Admissions scandal: Charges against Lori Loughlin won’t be dismissed, judge rules
A judge declined Friday to dismiss the fraud, bribery and money laundering charges against Lori Loughlin and her co-defendants, ruling that federal agents and prosecutors did not pressure their chief cooperator, William “Rick” Singer, to mislead his clients on recorded phone calls and draw out flawed evidence of criminal intent.
Attorneys for Loughlin and 13 other parents charged in the college admissions scandal had asked U.S. District Judge Nathaniel M. Gorton in March to throw out the indictment against them, pointing to a note Singer wrote shortly after he began cooperating in September 2018. With investigators recording the line, Singer called dozens of current and former clients and discussed the various schemes they are charged with exploiting to slip their children into such elite universities as Georgetown, USC, UCLA and Yale.
In one note, Singer wrote that the agents were insisting he “bend the truth” and get his clients to acknowledge the money they paid him was destined for the pockets of corrupt school employees — not legitimate donations to university coffers, as he told them previously.
Defense attorneys seized on the notes, arguing they showed Singer was “browbeat” into obtaining evidence he knew to be inaccurate. Moreover, they argued, federal prosecutors in Boston had violated their obligation to disclose evidence favorable to the accused. Prosecutors turned over the notes 16 months after they learned of them, and after more than half of the parents charged in the case had pleaded guilty.
William Trach, one of Loughlin’s attorneys, said Singer’s contemporaneous statement that he had been directed to lie, coupled with the overdue disclosure of the notes themselves, amounted to “extraordinary misconduct” meriting the rare step of dismissal.
Gorton disagreed. Questions of whether Singer’s clients believed their payments were bribes or donations, or whether Singer described his scheme one way as a conspirator and another as a cooperator, are “squarely for the jury,” he wrote.
Singer’s instructions to explicitly describe the payments not as donations but bribes were an attempt “to get Singer to corroborate, not fabricate, evidence,” Gorton said. The government had already obtained evidence prior to Singer’s cooperation — through wiretaps, search warrants and other cooperators — that his clients had committed crimes. The recorded calls were intended to “offer those parents an opportunity either to confirm or deny their participation in the scheme,” Gorton wrote.
Loughlin’s attorneys didn’t respond to a request for comment.
Last month, after Gorton requested a thorough explanation of the notes, Singer told investigators he had pushed back on using the word “bribe” because “that is not how he talks and he hadn’t said it before,” according to an FBI agent’s report that summarized the interview. Before he was apprehended and before his lawyer explained the meaning of a quid pro quo, Singer “understood that what he was doing was wrong,” the agent wrote, “but he didn’t think it was a crime.”

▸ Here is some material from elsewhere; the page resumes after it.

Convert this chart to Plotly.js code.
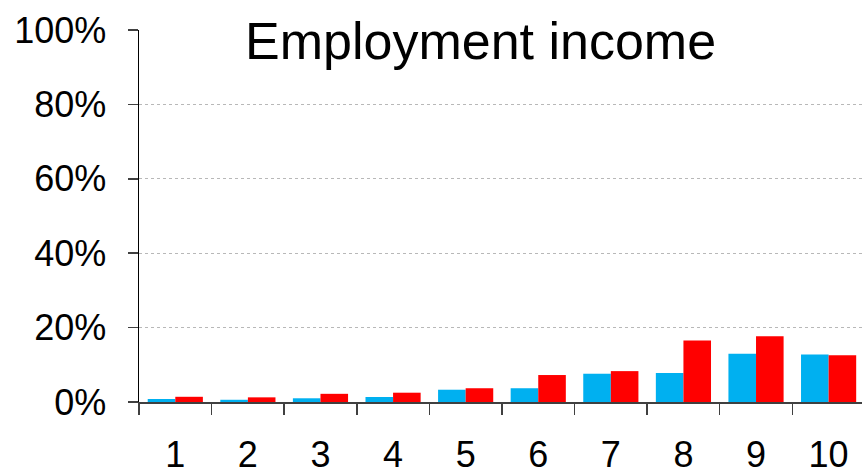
<!DOCTYPE html>
<html>
<head>
<meta charset="utf-8">
<script src="https://cdn.plot.ly/plotly-3.0.1.min.js"></script>
<style>html,body{margin:0;padding:0;background:#fff;}#chart{width:862px;height:474px;}</style>
</head>
<body>
<div id="chart"></div>
<script>
const categories = ["1","2","3","4","5","6","7","8","9","10"];
const seriesA = [0.8, 0.6, 1.0, 1.35, 3.3, 3.7, 7.6, 7.8, 13.0, 12.8];
const seriesB = [1.4, 1.25, 2.2, 2.5, 3.7, 7.25, 8.3, 16.5, 17.7, 12.55];
const yTicks = [0, 20, 40, 60, 80, 100];
const titleText = "Employment income";

const font = "Liberation Sans, Arial, sans-serif";
const data = [
  {type:"bar", x:categories, y:seriesA, marker:{color:"#00B0F0"}, hoverinfo:"none"},
  {type:"bar", x:categories, y:seriesB, marker:{color:"#FF0000"}, hoverinfo:"none"}
];
const layout = {
  width:862, height:474,
  margin:{l:139, r:0, t:30, b:72, pad:0},
  paper_bgcolor:"#fff", plot_bgcolor:"#fff",
  showlegend:false,
  barmode:"group", bargap:0.24, bargroupgap:0,
  font:{family:font, size:36, color:"#000"},
  xaxis:{
    type:"category", range:[-0.5, 9.46],
    showline:true, linecolor:"#404040", linewidth:1.5,
    ticks:"outside", tickson:"boundaries", ticklen:11, tickcolor:"#404040", tickwidth:1.5,
    showgrid:false, zeroline:false,
    tickfont:{family:font, size:36, color:"#000"},
    ticklabelstandoff:20
  },
  yaxis:{
    range:[0,100], tickvals:yTicks, ticktext:yTicks.map(v=>v+"%"),
    showline:true, linecolor:"#000", linewidth:1.5,
    ticks:"outside", ticklen:10, tickcolor:"#404040", tickwidth:1.5,
    showgrid:true, gridcolor:"#b8b8b8", gridwidth:1, griddash:"dot",
    zeroline:false,
    tickfont:{family:font, size:36, color:"#000"},
    ticklabelstandoff:14
  },
  annotations:[{
    text:titleText, xref:"paper", yref:"paper", x:(480-139)/723, y:1.0 - 11/372,
    xanchor:"center", yanchor:"middle", showarrow:false,
    font:{family:font, size:52, color:"#000"},
    bgcolor:"#fff", borderpad:6
  }]
};
Plotly.newPlot("chart", data, layout, {staticPlot:true});
</script>
</body>
</html>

Gorton declined to throw out the recorded calls, as the defense had requested, or to hold a hearing into the matter. While he criticized the government as “irresponsible and misguided” for disclosing the notes so belatedly, Gorton attributed that not to bad faith but to an “imprudent underestimation of the context, relevance and potential exculpatory nature of the notes.”
Still, Gorton noted the missives were handed over eight months before the first scheduled trial date, giving the defense plenty of time to prepare. Loughlin, her husband, J. Mossimo Giannulli, and five more parents are scheduled to begin trial Oct. 5.